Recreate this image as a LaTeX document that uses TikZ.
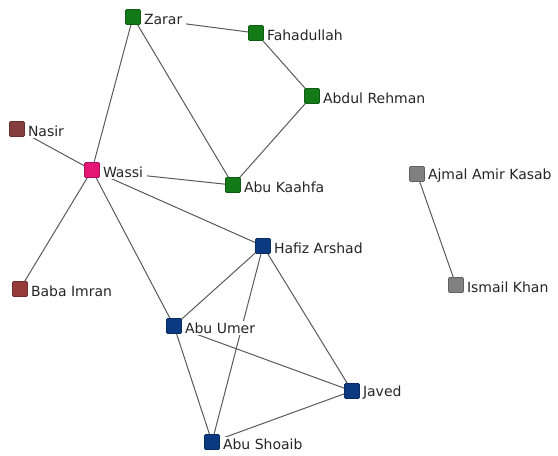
\documentclass[tikz,border=0pt]{standalone}
\usepackage{fontspec}
\setmainfont{DejaVu Sans}
\usetikzlibrary{backgrounds}
\definecolor{cellgreen}{RGB}{20,122,24}
\definecolor{leadpink}{RGB}{228,22,118}
\definecolor{handbrown}{RGB}{132,62,62}
\definecolor{handred}{RGB}{150,58,58}
\definecolor{cellblue}{RGB}{12,58,128}
\definecolor{loneGray}{RGB}{128,128,128}
\definecolor{linkgray}{RGB}{90,90,90}
\tikzset{
  member/.style={rectangle, minimum size=15pt, inner sep=0pt, rounded corners=1pt,
    fill=#1, draw=#1!75!black, line width=0.6pt},
  lbl/.style={fill=white, inner xsep=3.5pt, inner ysep=1.5pt, label distance=-0.5pt,
    yshift=-2pt, font=\fontsize{14}{16}\selectfont, text=black!85},
  link/.style={draw=linkgray, line width=1pt}
}
\begin{document}
\begin{tikzpicture}[x=1pt,y=-1pt]
\path[use as bounding box] (0,0) rectangle (558,456);
% people, placed by hand
\node[member=cellgreen,  label={[lbl]right:Zarar}]            (zarar)  at (133,17)  {};
\node[member=cellgreen,  label={[lbl]right:Fahadullah}]       (fahad)  at (256,33)  {};
\node[member=cellgreen,  label={[lbl]right:Abdul Rehman}]     (abdul)  at (312,96)  {};
\node[member=handbrown,  label={[lbl]right:Nasir}]            (nasir)  at (17,129)  {};
\node[member=leadpink,   label={[lbl]right:Wassi}]            (wassi)  at (92,170)  {};
\node[member=cellgreen,  label={[lbl]right:Abu Kaahfa}]       (kaahfa) at (233,185) {};
\node[member=loneGray,   label={[lbl]right:Ajmal Amir Kasab}] (ajmal)  at (417,174) {};
\node[member=cellblue,   label={[lbl]right:Hafiz Arshad}]     (hafiz)  at (263,246) {};
\node[member=loneGray,   label={[lbl]right:Ismail Khan}]      (ismail) at (456,285) {};
\node[member=handred,    label={[lbl]right:Baba Imran}]       (baba)   at (20,289)  {};
\node[member=cellblue,   label={[lbl]right:Abu Umer}]         (umer)   at (174,326) {};
\node[member=cellblue,   label={[lbl]right:Javed}]            (javed)  at (352,391) {};
\node[member=cellblue,   label={[lbl]right:Abu Shoaib}]       (shoaib) at (212,442) {};
% ties between people, kept behind the boxes and their names
\begin{scope}[on background layer]
\draw[link] (zarar.center) -- (fahad.center);
\draw[link] (fahad.center) -- (abdul.center);
\draw[link] (abdul.center) -- (kaahfa.center);
\draw[link] (zarar.center) -- (kaahfa.center);
\draw[link] (zarar.center) -- (wassi.center);
\draw[link] (wassi.center) -- (kaahfa.center);
\draw[link] (nasir.center) -- (wassi.center);
\draw[link] (wassi.center) -- (baba.center);
\draw[link] (wassi.center) -- (umer.center);
\draw[link] (wassi.center) -- (hafiz.center);
\draw[link] (hafiz.center) -- (umer.center);
\draw[link] (hafiz.center) -- (shoaib.center);
\draw[link] (hafiz.center) -- (javed.center);
\draw[link] (umer.center) -- (javed.center);
\draw[link] (umer.center) -- (shoaib.center);
\draw[link] (shoaib.center) -- (javed.center);
\draw[link] (ajmal.center) -- (ismail.center);
\end{scope}
\end{tikzpicture}
\end{document}
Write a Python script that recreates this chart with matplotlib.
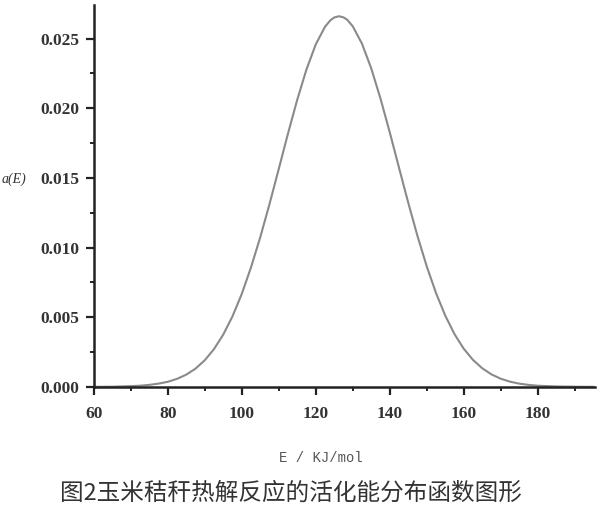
● ● ● ● ●
#### [What needs to be done]
The listing above must be printed again exactly, minus its pictures.

#### [Result for this exercise]
Recreate this image as a LaTeX document that uses TikZ.
\documentclass[tikz,border=0pt]{standalone}
\usepackage{fontspec}
\setmainfont{DejaVu Sans}
\usetikzlibrary{backgrounds}
\definecolor{cellgreen}{RGB}{20,122,24}
\definecolor{leadpink}{RGB}{228,22,118}
\definecolor{handbrown}{RGB}{132,62,62}
\definecolor{handred}{RGB}{150,58,58}
\definecolor{cellblue}{RGB}{12,58,128}
\definecolor{loneGray}{RGB}{128,128,128}
\definecolor{linkgray}{RGB}{90,90,90}
\tikzset{
  member/.style={rectangle, minimum size=15pt, inner sep=0pt, rounded corners=1pt,
    fill=#1, draw=#1!75!black, line width=0.6pt},
  lbl/.style={fill=white, inner xsep=3.5pt, inner ysep=1.5pt, label distance=-0.5pt,
    yshift=-2pt, font=\fontsize{14}{16}\selectfont, text=black!85},
  link/.style={draw=linkgray, line width=1pt}
}
\begin{document}
\begin{tikzpicture}[x=1pt,y=-1pt]
\path[use as bounding box] (0,0) rectangle (558,456);
% people, placed by hand
\node[member=cellgreen,  label={[lbl]right:Zarar}]            (zarar)  at (133,17)  {};
\node[member=cellgreen,  label={[lbl]right:Fahadullah}]       (fahad)  at (256,33)  {};
\node[member=cellgreen,  label={[lbl]right:Abdul Rehman}]     (abdul)  at (312,96)  {};
\node[member=handbrown,  label={[lbl]right:Nasir}]            (nasir)  at (17,129)  {};
\node[member=leadpink,   label={[lbl]right:Wassi}]            (wassi)  at (92,170)  {};
\node[member=cellgreen,  label={[lbl]right:Abu Kaahfa}]       (kaahfa) at (233,185) {};
\node[member=loneGray,   label={[lbl]right:Ajmal Amir Kasab}] (ajmal)  at (417,174) {};
\node[member=cellblue,   label={[lbl]right:Hafiz Arshad}]     (hafiz)  at (263,246) {};
\node[member=loneGray,   label={[lbl]right:Ismail Khan}]      (ismail) at (456,285) {};
\node[member=handred,    label={[lbl]right:Baba Imran}]       (baba)   at (20,289)  {};
\node[member=cellblue,   label={[lbl]right:Abu Umer}]         (umer)   at (174,326) {};
\node[member=cellblue,   label={[lbl]right:Javed}]            (javed)  at (352,391) {};
\node[member=cellblue,   label={[lbl]right:Abu Shoaib}]       (shoaib) at (212,442) {};
% ties between people, kept behind the boxes and their names
\begin{scope}[on background layer]
\draw[link] (zarar.center) -- (fahad.center);
\draw[link] (fahad.center) -- (abdul.center);
\draw[link] (abdul.center) -- (kaahfa.center);
\draw[link] (zarar.center) -- (kaahfa.center);
\draw[link] (zarar.center) -- (wassi.center);
\draw[link] (wassi.center) -- (kaahfa.center);
\draw[link] (nasir.center) -- (wassi.center);
\draw[link] (wassi.center) -- (baba.center);
\draw[link] (wassi.center) -- (umer.center);
\draw[link] (wassi.center) -- (hafiz.center);
\draw[link] (hafiz.center) -- (umer.center);
\draw[link] (hafiz.center) -- (shoaib.center);
\draw[link] (hafiz.center) -- (javed.center);
\draw[link] (umer.center) -- (javed.center);
\draw[link] (umer.center) -- (shoaib.center);
\draw[link] (shoaib.center) -- (javed.center);
\draw[link] (ajmal.center) -- (ismail.center);
\end{scope}
\end{tikzpicture}
\end{document}
Write a Python script that recreates this chart with matplotlib.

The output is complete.